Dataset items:
## start
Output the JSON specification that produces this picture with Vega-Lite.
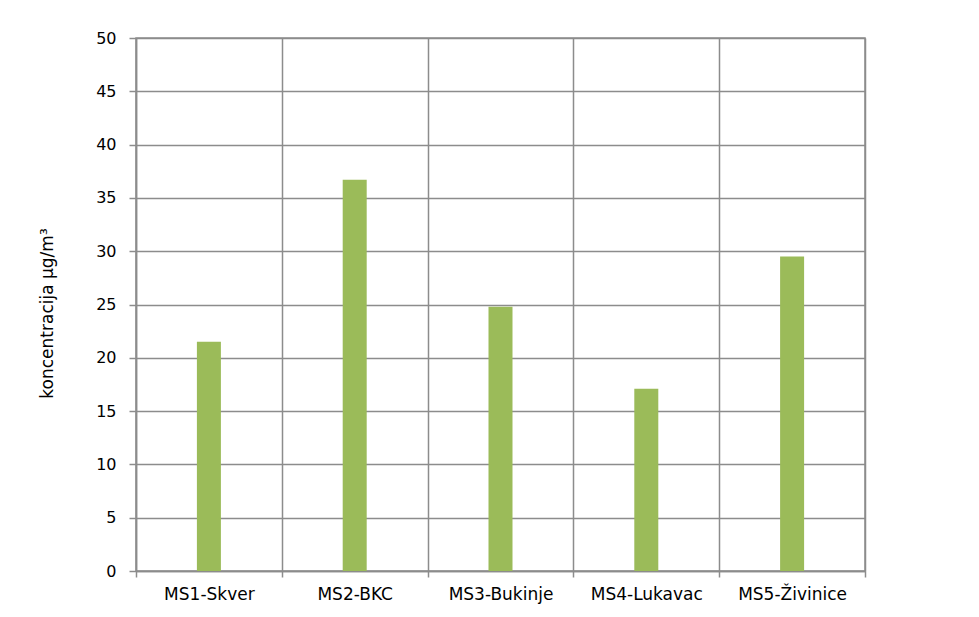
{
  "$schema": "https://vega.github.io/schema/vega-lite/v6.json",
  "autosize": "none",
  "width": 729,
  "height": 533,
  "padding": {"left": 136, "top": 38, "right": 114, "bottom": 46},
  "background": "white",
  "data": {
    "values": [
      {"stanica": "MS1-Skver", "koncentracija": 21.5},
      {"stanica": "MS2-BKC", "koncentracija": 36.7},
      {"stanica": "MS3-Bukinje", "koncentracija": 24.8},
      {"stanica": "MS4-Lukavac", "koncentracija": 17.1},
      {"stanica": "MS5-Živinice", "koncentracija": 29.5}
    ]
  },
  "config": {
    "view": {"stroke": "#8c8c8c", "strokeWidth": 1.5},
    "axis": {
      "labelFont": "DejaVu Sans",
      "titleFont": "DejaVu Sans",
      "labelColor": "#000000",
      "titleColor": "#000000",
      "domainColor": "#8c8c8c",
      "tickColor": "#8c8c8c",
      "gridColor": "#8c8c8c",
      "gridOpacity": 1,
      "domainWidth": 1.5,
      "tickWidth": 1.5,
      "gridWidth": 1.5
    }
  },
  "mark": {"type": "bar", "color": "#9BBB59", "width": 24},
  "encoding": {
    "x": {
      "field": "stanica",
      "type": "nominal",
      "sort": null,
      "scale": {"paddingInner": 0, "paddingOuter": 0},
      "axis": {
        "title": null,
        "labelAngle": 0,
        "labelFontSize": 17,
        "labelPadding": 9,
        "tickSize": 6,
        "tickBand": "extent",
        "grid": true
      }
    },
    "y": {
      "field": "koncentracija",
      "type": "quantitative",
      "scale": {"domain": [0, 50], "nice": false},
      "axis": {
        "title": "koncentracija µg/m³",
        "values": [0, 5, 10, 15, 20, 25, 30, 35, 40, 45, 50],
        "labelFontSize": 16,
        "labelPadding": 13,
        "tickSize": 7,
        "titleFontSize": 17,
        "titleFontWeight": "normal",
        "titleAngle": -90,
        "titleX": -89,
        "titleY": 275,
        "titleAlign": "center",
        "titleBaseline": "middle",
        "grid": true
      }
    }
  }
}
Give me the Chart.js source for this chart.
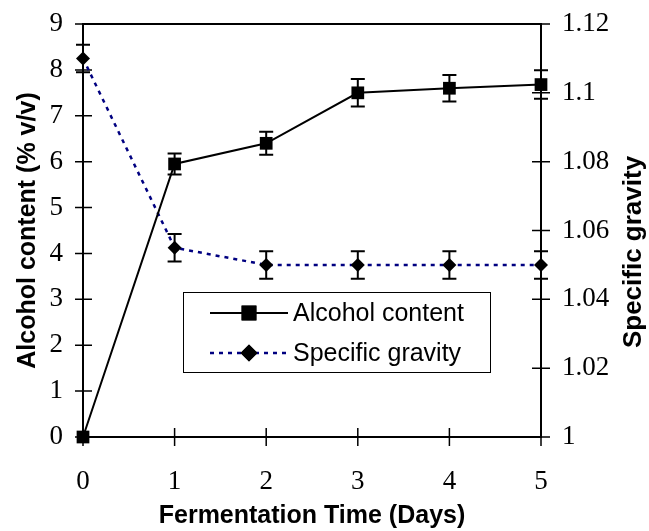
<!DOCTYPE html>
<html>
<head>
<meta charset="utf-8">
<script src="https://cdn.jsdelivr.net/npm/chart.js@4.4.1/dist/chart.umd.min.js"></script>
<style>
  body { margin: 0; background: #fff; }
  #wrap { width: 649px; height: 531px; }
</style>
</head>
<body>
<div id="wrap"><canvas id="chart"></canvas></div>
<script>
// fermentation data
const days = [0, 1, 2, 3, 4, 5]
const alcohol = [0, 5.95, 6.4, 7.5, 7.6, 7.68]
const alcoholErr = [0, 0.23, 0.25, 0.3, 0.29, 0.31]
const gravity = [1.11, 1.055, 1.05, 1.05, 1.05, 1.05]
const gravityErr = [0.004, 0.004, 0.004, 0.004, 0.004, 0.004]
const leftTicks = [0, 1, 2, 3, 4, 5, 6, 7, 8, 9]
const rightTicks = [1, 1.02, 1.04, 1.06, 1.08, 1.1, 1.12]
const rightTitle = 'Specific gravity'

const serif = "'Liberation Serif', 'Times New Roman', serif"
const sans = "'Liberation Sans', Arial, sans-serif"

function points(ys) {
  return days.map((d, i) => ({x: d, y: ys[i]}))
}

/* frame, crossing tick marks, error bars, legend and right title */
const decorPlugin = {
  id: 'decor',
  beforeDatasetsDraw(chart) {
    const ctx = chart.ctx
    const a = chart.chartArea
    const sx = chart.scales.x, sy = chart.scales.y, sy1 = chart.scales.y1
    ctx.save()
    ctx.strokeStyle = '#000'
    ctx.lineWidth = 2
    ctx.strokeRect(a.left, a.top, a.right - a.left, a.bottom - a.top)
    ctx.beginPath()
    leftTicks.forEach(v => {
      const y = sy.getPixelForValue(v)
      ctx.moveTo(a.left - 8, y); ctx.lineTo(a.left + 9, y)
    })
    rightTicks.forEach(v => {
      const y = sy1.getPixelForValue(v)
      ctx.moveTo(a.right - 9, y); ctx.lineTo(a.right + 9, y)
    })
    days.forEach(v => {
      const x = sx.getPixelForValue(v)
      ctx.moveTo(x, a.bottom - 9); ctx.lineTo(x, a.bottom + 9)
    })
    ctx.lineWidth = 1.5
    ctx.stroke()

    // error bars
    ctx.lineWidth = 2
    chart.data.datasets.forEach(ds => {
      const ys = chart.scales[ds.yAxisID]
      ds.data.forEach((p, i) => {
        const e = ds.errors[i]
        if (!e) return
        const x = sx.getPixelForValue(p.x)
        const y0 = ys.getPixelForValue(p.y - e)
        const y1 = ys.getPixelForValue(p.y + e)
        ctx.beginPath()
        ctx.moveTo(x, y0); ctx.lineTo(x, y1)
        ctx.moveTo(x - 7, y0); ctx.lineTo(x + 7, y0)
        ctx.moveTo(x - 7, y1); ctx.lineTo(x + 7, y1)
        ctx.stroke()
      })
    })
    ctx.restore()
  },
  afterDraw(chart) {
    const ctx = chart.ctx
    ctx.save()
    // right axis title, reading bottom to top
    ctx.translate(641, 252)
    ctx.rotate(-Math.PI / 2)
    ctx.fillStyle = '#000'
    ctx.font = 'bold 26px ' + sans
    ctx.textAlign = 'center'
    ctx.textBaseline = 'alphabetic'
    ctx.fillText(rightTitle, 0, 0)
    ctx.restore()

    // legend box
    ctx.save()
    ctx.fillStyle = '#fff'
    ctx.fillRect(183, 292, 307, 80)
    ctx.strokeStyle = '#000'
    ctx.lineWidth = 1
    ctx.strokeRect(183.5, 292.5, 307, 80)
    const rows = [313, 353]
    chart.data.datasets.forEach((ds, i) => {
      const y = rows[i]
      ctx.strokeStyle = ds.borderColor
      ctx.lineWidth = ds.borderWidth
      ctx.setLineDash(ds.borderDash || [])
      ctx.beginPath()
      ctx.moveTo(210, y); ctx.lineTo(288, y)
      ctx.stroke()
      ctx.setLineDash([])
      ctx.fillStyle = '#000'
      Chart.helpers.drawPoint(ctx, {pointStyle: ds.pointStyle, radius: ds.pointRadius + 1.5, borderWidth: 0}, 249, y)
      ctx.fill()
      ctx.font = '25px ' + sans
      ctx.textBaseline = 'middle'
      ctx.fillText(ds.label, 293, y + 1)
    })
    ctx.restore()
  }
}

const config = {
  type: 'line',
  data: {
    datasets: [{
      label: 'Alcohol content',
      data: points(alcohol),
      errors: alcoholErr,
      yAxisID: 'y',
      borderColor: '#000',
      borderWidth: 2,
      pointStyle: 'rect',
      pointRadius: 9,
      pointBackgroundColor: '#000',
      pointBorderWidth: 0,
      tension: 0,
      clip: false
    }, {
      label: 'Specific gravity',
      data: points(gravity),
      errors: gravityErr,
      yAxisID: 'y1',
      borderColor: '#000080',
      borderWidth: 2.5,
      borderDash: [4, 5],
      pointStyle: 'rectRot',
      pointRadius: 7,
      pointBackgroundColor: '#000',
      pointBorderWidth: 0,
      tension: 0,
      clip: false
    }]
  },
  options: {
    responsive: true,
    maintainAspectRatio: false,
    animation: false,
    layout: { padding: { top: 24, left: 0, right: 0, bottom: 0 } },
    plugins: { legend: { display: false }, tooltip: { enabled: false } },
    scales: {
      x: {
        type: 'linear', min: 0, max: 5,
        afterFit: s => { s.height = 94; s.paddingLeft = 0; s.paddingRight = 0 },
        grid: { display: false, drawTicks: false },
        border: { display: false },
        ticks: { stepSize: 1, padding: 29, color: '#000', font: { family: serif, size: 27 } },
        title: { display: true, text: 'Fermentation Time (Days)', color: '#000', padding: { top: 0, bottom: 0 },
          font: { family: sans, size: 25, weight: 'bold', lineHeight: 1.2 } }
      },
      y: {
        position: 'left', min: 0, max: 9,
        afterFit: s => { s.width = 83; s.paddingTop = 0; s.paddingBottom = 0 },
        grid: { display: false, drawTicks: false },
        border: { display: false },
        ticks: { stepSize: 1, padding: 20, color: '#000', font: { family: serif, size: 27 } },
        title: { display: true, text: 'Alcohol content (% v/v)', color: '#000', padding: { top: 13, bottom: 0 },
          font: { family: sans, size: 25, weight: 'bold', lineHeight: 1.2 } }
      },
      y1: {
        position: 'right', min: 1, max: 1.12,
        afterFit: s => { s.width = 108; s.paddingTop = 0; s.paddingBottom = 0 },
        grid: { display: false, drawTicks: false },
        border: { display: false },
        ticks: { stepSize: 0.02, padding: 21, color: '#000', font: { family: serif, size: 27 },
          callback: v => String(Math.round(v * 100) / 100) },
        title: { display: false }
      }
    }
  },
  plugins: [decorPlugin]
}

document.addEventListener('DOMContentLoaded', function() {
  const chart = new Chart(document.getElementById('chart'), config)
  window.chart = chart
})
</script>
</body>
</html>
## end
Aim
Wherever a line in the data above holds "this", copy that line.

Exercise output
Output the JSON specification that produces this picture with Vega-Lite.
Give me the Chart.js source for this chart.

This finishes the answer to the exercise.